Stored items
/---

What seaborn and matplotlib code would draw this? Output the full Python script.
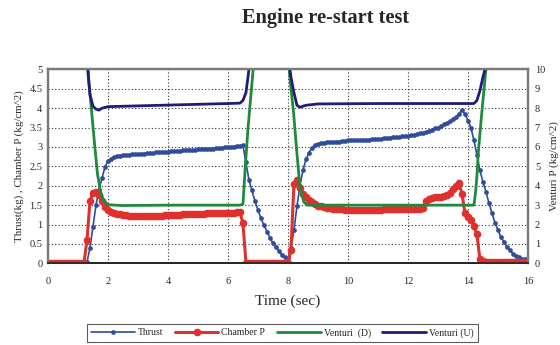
import matplotlib
matplotlib.use("Agg")
import matplotlib.pyplot as plt
import seaborn as sns
import numpy as np

# ---------------- data ----------------
time_grid = [round(0.1 * i, 1) for i in range(161)]

thrust = [0, 0, 0, 0, 0, 0, 0, 0, 0, 0, 0, 0, 0,            # 0.0-1.2
          0.03, 0.4, 0.94, 1.5, 1.9, 2.2, 2.48, 2.64, 2.7,    # 1.3-2.1
          2.74, 2.76, 2.78, 2.79, 2.8, 2.8, 2.81, 2.81, 2.82, # 2.2-3.0
          2.83, 2.83, 2.84, 2.84, 2.85, 2.86, 2.86, 2.87, 2.87, 2.88,  # 3.1-4.0
          2.89, 2.89, 2.9, 2.9, 2.91, 2.91, 2.92, 2.92, 2.93, 2.94,    # 4.1-5.0
          2.94, 2.95, 2.95, 2.96, 2.96, 2.97, 2.98, 2.98, 2.99, 3.0,   # 5.1-6.0
          3.0, 3.01, 3.02, 3.03, 3.04,                                 # 6.1-6.5
          2.6, 2.15, 1.88, 1.6, 1.38, 1.16, 0.98, 0.82, 0.66, 0.52,    # 6.6-7.5
          0.41, 0.32, 0.22, 0.16, 0.13,                                # 7.6-8.0
          0.4, 0.85, 1.47, 2.0, 2.4, 2.68, 2.85, 2.98, 3.05, 3.08,     # 8.1-9.0
          3.1, 3.11, 3.12, 3.12, 3.13, 3.14, 3.14, 3.15, 3.16, 3.17,   # 9.1-10.0
          3.17, 3.18, 3.18, 3.18, 3.19, 3.19, 3.19, 3.2, 3.2, 3.2,     # 10.1-11.0
          3.21, 3.22, 3.23, 3.24, 3.25, 3.26, 3.26, 3.27, 3.28, 3.29,  # 11.1-12.0
          3.3, 3.31, 3.33, 3.35, 3.36, 3.39, 3.42, 3.45, 3.48, 3.5,    # 12.1-13.0
          3.54, 3.58, 3.62, 3.66, 3.71, 3.77, 3.86, 3.95, 3.85, 3.68,  # 13.1-14.0
          3.5, 3.17, 2.8, 2.4, 2.1, 1.85, 1.55, 1.3, 1.05, 0.86,       # 14.1-15.0
          0.68, 0.55, 0.42, 0.34, 0.25, 0.2, 0.16, 0.12, 0.1, 0.08]    # 15.1-16.0

chamber_p = [0.01, 0.01, 0.02, 0.01, 0.01, 0.02, 0.01, 0.01, 0.02, 0.01, 0.01, 0.02, 0.01,  # 0.0-1.2
             0.6, 1.6, 1.82, 1.84, 1.75, 1.6, 1.46, 1.38, 1.33,       # 1.3-2.1
             1.3, 1.28, 1.26, 1.25, 1.24, 1.23, 1.23, 1.22, 1.22,     # 2.2-3.0
             1.22, 1.22, 1.22, 1.22, 1.22, 1.23, 1.23, 1.23, 1.24, 1.24,  # 3.1-4.0
             1.24, 1.25, 1.25, 1.25, 1.26, 1.26, 1.26, 1.27, 1.27, 1.28,  # 4.1-5.0
             1.28, 1.28, 1.29, 1.29, 1.29, 1.3, 1.3, 1.3, 1.31, 1.31,     # 5.1-6.0
             1.31, 1.31, 1.32, 1.32, 1.03,                                # 6.1-6.5
             0.02, 0.01, 0.02, 0.01, 0.01, 0.02, 0.01, 0.02, 0.01, 0.01,  # 6.6-7.5
             0.02, 0.01, 0.02, 0.01, 0.02,                                # 7.6-8.0
             0.34, 2.05, 2.15, 1.95, 1.8, 1.7, 1.62, 1.57, 1.52, 1.49,    # 8.1-9.0
             1.47, 1.45, 1.43, 1.42, 1.41, 1.4, 1.39, 1.39, 1.38, 1.38,   # 9.1-10.0
             1.38, 1.37, 1.37, 1.37, 1.37, 1.38, 1.38, 1.38, 1.38, 1.38,  # 10.1-11.0
             1.38, 1.39, 1.39, 1.39, 1.39, 1.39, 1.4, 1.4, 1.4, 1.4,      # 11.1-12.0
             1.4, 1.41, 1.41, 1.41, 1.42, 1.6, 1.65, 1.68, 1.7, 1.71,     # 12.1-13.0
             1.72, 1.73, 1.75, 1.82, 1.92, 2.0, 2.06, 1.8, 1.3, 1.2,      # 13.1-14.0
             1.12, 0.95, 0.75, 0.1, 0.05, 0.04, 0.04, 0.03, 0.04, 0.03,   # 14.1-15.0
             0.04, 0.03, 0.04, 0.03, 0.04, 0.03, 0.04, 0.03, 0.04, 0.03]  # 15.1-16.0

venturi_d_time = [0, 1.3, 1.35, 1.45, 1.55, 1.65, 1.75, 1.85, 2.0, 2.5, 4.0, 6.4, 6.5,
                  6.57, 6.67, 6.84, 7.0, 8.0, 8.03, 8.1, 8.18, 8.3, 8.4, 8.53, 8.65,
                  10.0, 12.0, 14.2, 14.25, 14.3, 14.35, 14.47, 14.6, 14.7, 16.0]
venturi_d = [14, 10.5, 9.5, 7.9, 6.2, 4.6, 3.7, 3.25, 3.02, 2.98, 3.0, 3.0, 3.05,
             4.8, 7.0, 10.0, 12, 12, 10.2, 9.0, 7.9, 5.66, 3.93, 3.16, 3.0,
             3.0, 3.0, 3.0, 3.6, 4.5, 5.8, 7.9, 10.0, 11.5, 14]

venturi_u_time = [0, 1.3, 1.35, 1.4, 1.5, 1.6, 1.7, 1.8, 2.0, 3.0, 4.0, 5.0, 6.0, 6.4,
                  6.5, 6.6, 6.7, 6.8, 8.0, 8.05, 8.1, 8.2, 8.3, 8.4, 8.6, 9.0,
                  11.0, 13.0, 14.2, 14.3, 14.4, 14.5, 14.6, 14.7, 16.0]
venturi_u = [14, 11, 9.6, 8.7, 8.1, 7.95, 7.9, 8.0, 8.08, 8.12, 8.16, 8.2, 8.24, 8.26,
             8.4, 8.8, 10.0, 11, 12, 10.2, 9.6, 8.8, 8.15, 8.05, 8.15, 8.22,
             8.24, 8.24, 8.24, 8.4, 8.9, 9.6, 10.2, 11, 14]

x_ticks = [0, 2, 4, 6, 8, 10, 12, 14, 16]
left_ticks = [0, 0.5, 1, 1.5, 2, 2.5, 3, 3.5, 4, 4.5, 5]
left_tick_labels = ["0", "0.5", "1", "1.5", "2", "2.5", "3", "3.5", "4", "4.5", "5"]
right_ticks = [0, 1, 2, 3, 4, 5, 6, 7, 8, 9, 10]

# ---------------- style ----------------
sns.set_style("white")
plt.rcParams['font.family'] = ['Liberation Serif', 'DejaVu Serif']

c_thrust = "#2f4c9c"
c_cham = "#e0302e"
c_vd = "#1f8a3c"
c_vu = "#201c78"

fig = plt.figure(figsize=(5.6, 3.45), dpi=100)
ax = fig.add_axes([0.0857, 0.2368, 0.857, 0.562])
ax2 = ax.twinx()

sns.lineplot(x=time_grid, y=thrust, ax=ax, color=c_thrust, linewidth=1.2,
             marker='o', markersize=3.4, markeredgewidth=0, label="Thrust",
             estimator=None, sort=False, zorder=3)
sns.lineplot(x=time_grid, y=chamber_p, ax=ax, color=c_cham, linewidth=2.2,
             marker='o', markersize=5.5, markeredgewidth=0, label="Chamber P",
             estimator=None, sort=False, zorder=4)
sns.lineplot(x=venturi_d_time, y=venturi_d, ax=ax2, color=c_vd, linewidth=2.0,
             label="Venturi  (D)", estimator=None, sort=False)
sns.lineplot(x=venturi_u_time, y=venturi_u, ax=ax2, color=c_vu, linewidth=2.0,
             label="Venturi (U)", estimator=None, sort=False)

ax.set_xlim(0, 16)
ax.set_ylim(0, 5)
ax2.set_ylim(0, 10)
ax.set_xticks(x_ticks)
ax.set_xticklabels([str(v) for v in x_ticks], fontsize=7.5)
ax.set_yticks(left_ticks)
ax.set_yticklabels(left_tick_labels, fontsize=7.5)
ax2.set_yticks(right_ticks)
ax2.set_yticklabels([str(v) for v in right_ticks], fontsize=7.5)
ax.tick_params(axis='y', length=0, pad=4)
ax.tick_params(axis='x', length=0, pad=10)
ax2.tick_params(length=0, pad=5)

ax.grid(True, linestyle=(0, (1, 2)), color="#333333", linewidth=0.8)
ax.set_axisbelow(True)

for a in (ax, ax2):
    for s in a.spines.values():
        s.set_color("#7a7a7a")
        s.set_linewidth(1.6)
    a.spines['bottom'].set_color("#222222")
    a.spines['bottom'].set_linewidth(1.2)

ax.set_xlabel("Time (sec)", fontsize=11, labelpad=6)
ax.set_ylabel("Thrust(kg) , Chamber P (kg/cm^2)", fontsize=7.8, labelpad=4)
ax2.set_ylabel("Venturi P (kg/cm^2)", fontsize=8, labelpad=3)

fig.text(326 / 560, 1 - 18 / 345, "Engine re-start test", ha="center", va="center",
         fontsize=14.7, fontweight="bold")

h1, l1 = ax.get_legend_handles_labels()
h2, l2 = ax2.get_legend_handles_labels()
for a in (ax, ax2):
    if a.get_legend() is not None:
        a.get_legend().remove()
leg = fig.legend(h1 + h2, l1 + l2, loc="center", bbox_to_anchor=(0.504, 0.035),
                 ncol=4, fontsize=7, frameon=True, fancybox=False, handlelength=4.5,
                 columnspacing=1.2, handletextpad=0.3, borderpad=0.4, markerscale=1.0)
leg.get_frame().set_edgecolor("#333333")
leg.get_frame().set_linewidth(0.8)

fig.savefig("out.png", dpi=100)
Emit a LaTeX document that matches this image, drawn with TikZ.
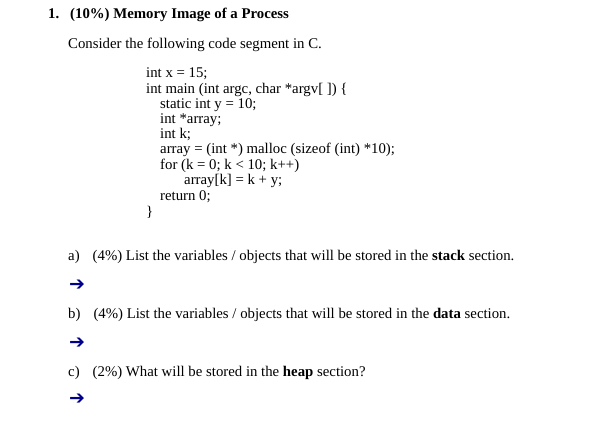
\documentclass[tikz,border=0pt]{standalone}
\usepackage{fontspec}
\setmainfont{Liberation Serif}
\newfontfamily\arr{DejaVu Sans}
\definecolor{navy}{RGB}{0,0,140}
\begin{document}
\begin{tikzpicture}[x=1pt,y=-1pt,
  t/.style={anchor=base west,inner sep=0pt,font=\fontsize{14.8}{16}\selectfont},
  ar/.style={anchor=base west,inner sep=0pt,text=navy,font=\arr\bfseries\fontsize{19}{20}\selectfont}]
\useasboundingbox[fill=white] (0,0) rectangle (600,427);
\node[t] (n1) at (48,19) {\textbf{1.}};
\node[t] (ttl) at (70,19) {\textbf{(10\%) Memory Image of a Process}};
\node[t] (intro) at (68,49) {Consider the following code segment in C.};
\node[t] (c1) at (146,78) {int x = 15;};
\node[t] (c2) at (146,94) {int main (int argc, char *argv[ ]) \{};
\node[t] (c3) at (160,109) {static int y = 10;};
\node[t] (c4) at (160,124) {int *array;};
\node[t] (c5) at (160,139) {int k;};
\node[t] (c6) at (160,154) {array = (int *) malloc (sizeof (int) *10);};
\node[t] (c7) at (160,170) {for (k = 0; k < 10; k++)};
\node[t] (c8) at (184,185) {array[k] = k + y;};
\node[t] (c9) at (160,201) {return 0;};
\node[t] (c10) at (146,217) {\}};
\node[t] (qa) at (68,261) {a)\hspace{13pt}(4\%) List the variables / objects that will be stored in the \textbf{stack} section.};
\node[ar] (aa) at (69,291) {➔};
\node[t] (qb) at (68,319) {b)\hspace{13pt}(4\%) List the variables / objects that will be stored in the \textbf{data} section.};
\node[ar] (ab) at (69,349) {➔};
\node[t] (qc) at (68,377) {c)\hspace{13pt}(2\%) What will be stored in the \textbf{heap} section?};
\node[ar] (ac) at (69,405) {➔};
\end{tikzpicture}
\end{document}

\---

* SET PROBLEM *
Both the first line of the records above and the line containing "time_grid = [round(0.1" belong in the copy; please return them and every line between, exactly, minus the pictures.

* TASK OUTPUT *
What seaborn and matplotlib code would draw this? Output the full Python script.
import matplotlib
matplotlib.use("Agg")
import matplotlib.pyplot as plt
import seaborn as sns
import numpy as np

# ---------------- data ----------------
time_grid = [round(0.1 * i, 1) for i in range(161)]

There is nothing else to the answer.